Nuclear war happened in the Star Trek universe. “Encounter at Farpoint” talks about the Post-Atomic Horror. Star Trek: First Contact tells us 600 million dead. But where?
Asia and the Pacific Rim? Gone, reduced to radioactive slag. That makes sense, given what Q showed us of the court from the Post-Atomic Horror, and the fact that there doesn’t seem to be anyone of Asian descent in the 23rd and 24th centuries (and those that we do see clearly hail from North America–Sulu from San Francisco, Harry from South Carolina [I think], and Hash [from NF] probably from Georgia).
North America? Europe? Largely untouched. San Fransisco looks a little different, the Eiffel Tower still stands, so we know these cities didn’t get hit with mushroom clouds. (On the other hand, a lot is going to depend on the yield of the weapon and whether it’s an airburster or a groundburster, so these cities could have taken a nuclear hit.)
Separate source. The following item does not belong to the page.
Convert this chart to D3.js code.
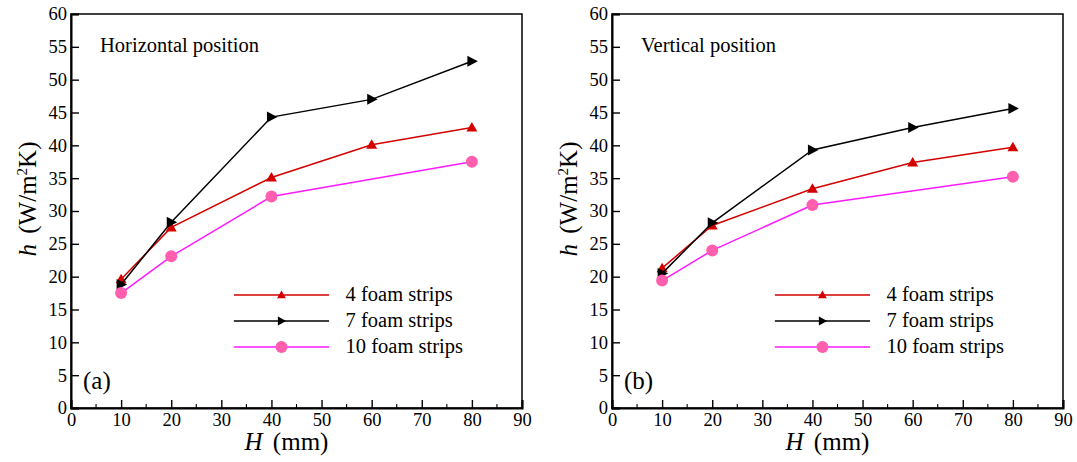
<!DOCTYPE html>
<html>
<head>
<meta charset="utf-8">
<script src="https://cdn.jsdelivr.net/npm/d3@7"></script>
<style>
  html, body { margin: 0; padding: 0; background: #fff; }
  svg text { font-family: "Liberation Serif", "Times New Roman", serif; fill: #000; }
</style>
</head>
<body>
<svg id="chart" width="1077" height="462"></svg>
<script>
// Heat transfer coefficient h versus foam strip height H
const heights = [10, 20, 40, 60, 80];
const heightsTen = [10, 20, 40, 80];

const horiz4 = [19.6, 27.5, 35.1, 40.1, 42.7];
const horiz7 = [18.8, 28.3, 44.3, 47.0, 52.8];
const horiz10 = [17.5, 23.1, 32.2, 37.5];

const vert4 = [21.3, 27.8, 33.4, 37.4, 39.7];
const vert7 = [20.5, 28.2, 39.3, 42.7, 45.6];
const vert10 = [19.4, 24.0, 30.9, 35.2];

const xTicks = [0, 10, 20, 30, 40, 50, 60, 70, 80, 90];
const yTicks = [0, 5, 10, 15, 20, 25, 30, 35, 40, 45, 50, 55, 60];
const seriesNames = ["4 foam strips", "7 foam strips", "10 foam strips"];

const styles = [
  { line: "#d40000", fill: "#d40000", marker: "triangle" },
  { line: "#000000", fill: "#000000", marker: "arrow" },
  { line: "#ff1aff", fill: "#ff5fae", marker: "circle" }
];

const panels = [
  { left: 71, title: "Horizontal position", tag: "(a)",
    series: [[heights, horiz4], [heights, horiz7], [heightsTen, horiz10]] },
  { left: 612, title: "Vertical position", tag: "(b)",
    series: [[heights, vert4], [heights, vert7], [heightsTen, vert10]] }
];

const svg = d3.select("#chart");
const plotW = 451, plotTop = 14, plotBottom = 408;
const serif = "Liberation Serif";

function drawMarker(g, type, x, y, fill, s = 1) {
  if (type === "circle") {
    g.append("circle").attr("cx", x).attr("cy", y).attr("r", 6).attr("fill", fill);
  } else if (type === "triangle") {
    g.append("path")
      .attr("d", `M${x},${y - 5.5 * s}L${x + 5.5 * s},${y + 4 * s}L${x - 5.5 * s},${y + 4 * s}Z`)
      .attr("fill", fill);
  } else {
    g.append("path")
      .attr("d", `M${x + 6 * s},${y}L${x - 4.5 * s},${y - 5.5 * s}L${x - 4.5 * s},${y + 5.5 * s}Z`)
      .attr("fill", fill);
  }
}

panels.forEach(p => {
  const x = d3.scaleLinear().domain([0, 90]).range([p.left, p.left + plotW]);
  const y = d3.scaleLinear().domain([0, 60]).range([plotBottom, plotTop]);
  const g = svg.append("g");

  // frame
  g.append("rect").attr("x", p.left).attr("y", plotTop).attr("width", plotW).attr("height", plotBottom - plotTop)
    .attr("fill", "none").attr("stroke", "#000").attr("stroke-width", 1.5);

  // bottom axis: inward ticks
  const xAxis = d3.axisBottom(x).tickValues(xTicks).tickSize(-8).tickPadding(5).tickFormat(d3.format("d"));
  const gx = g.append("g").attr("transform", `translate(0,${plotBottom})`).call(xAxis);
  gx.attr("font-family", serif);
  gx.select(".domain").attr("stroke-width", 2);
  gx.selectAll(".tick line").attr("stroke-width", 1.4);
  gx.selectAll(".tick text").attr("font-size", 18.5);
  // minor ticks
  g.append("g").selectAll("line").data(d3.range(5, 90, 10)).join("line")
    .attr("x1", d => x(d)).attr("x2", d => x(d)).attr("y1", plotBottom).attr("y2", plotBottom - 4)
    .attr("stroke", "#000").attr("stroke-width", 1.1);

  // left axis: inward ticks
  const yAxis = d3.axisLeft(y).tickValues(yTicks).tickSize(-8).tickPadding(4).tickFormat(d3.format("d"));
  const gy = g.append("g").attr("transform", `translate(${p.left},0)`).call(yAxis);
  gy.attr("font-family", serif);
  gy.select(".domain").attr("stroke-width", 2);
  gy.selectAll(".tick line").attr("stroke-width", 1.4);
  gy.selectAll(".tick text").attr("font-size", 18.5);

  // series
  const line = d3.line();
  p.series.forEach((s, i) => {
    const pts = s[0].map((h, k) => [x(h), y(s[1][k])]);
    g.append("path").attr("d", line(pts)).attr("fill", "none")
      .attr("stroke", styles[i].line).attr("stroke-width", 1.5);
    pts.forEach(pt => drawMarker(g, styles[i].marker, pt[0], pt[1], styles[i].fill));
  });

  // legend
  const lx0 = x(32.5), lx1 = x(51.5), lmx = x(42);
  seriesNames.forEach((name, i) => {
    const ly = 295 + i * 26;
    g.append("line").attr("x1", lx0).attr("x2", lx1).attr("y1", ly).attr("y2", ly)
      .attr("stroke", styles[i].line).attr("stroke-width", 1.5);
    drawMarker(g, styles[i].marker, lmx, ly, styles[i].fill, 0.8);
    g.append("text").attr("x", x(54.8)).attr("y", ly + 6).attr("font-size", 20.5).text(name);
  });

  // annotations
  g.append("text").attr("x", x(5.8)).attr("y", 52).attr("font-size", 20.5).text(p.title);
  g.append("text").attr("x", x(2.4)).attr("y", 389).attr("font-size", 25).text(p.tag);

  // axis titles
  const xt = g.append("text").attr("x", x(43)).attr("y", 450).attr("text-anchor", "middle").attr("font-size", 25);
  xt.append("tspan").attr("font-style", "italic").text("H");
  xt.append("tspan").attr("dx", 4).text(" (mm)");

  const yt = g.append("text").attr("transform", `translate(${p.left - 35},199) rotate(-90)`)
    .attr("text-anchor", "middle").attr("font-size", 25);
  yt.append("tspan").attr("font-style", "italic").text("h");
  yt.append("tspan").attr("dx", 4).text(" (W/m");
  yt.append("tspan").attr("font-size", 15).attr("dy", -9).text("2");
  yt.append("tspan").attr("dy", 9).text("K)");
});
</script>
</body>
</html>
Something to remember, though. A nuclear war in the 21st century won’t render a place uninhabitable; you could in time (a decade at most) return to the area and resettle it. (Brendan DuBois’ kickass alternate history Resurrection Day deals with that very point.) So, just because Asia is a radioactive parking lot in 2060 doesn’t mean no one’s living there in 2360.
Essentially, the point I’m trying to make is this: a nuclear war doesn’t necessarily have to be global. Something beginning in India, Pakistan, or China wouldn’t necessarily involve everyone. (Though I would question a situation where India and China were exchanging nukes and China didn’t take a pot-shot at Russia or the United States just to get one in.) The Cold War mentality is that a nuclear war would affect everyone , and while there would be some global cooling in the short term (since it looks like Carl Sagan overstated the nuclear winter hypothesis), a limited nuclear exchange is more probable in Trek‘s history.
Or at least, that’s the way I see it.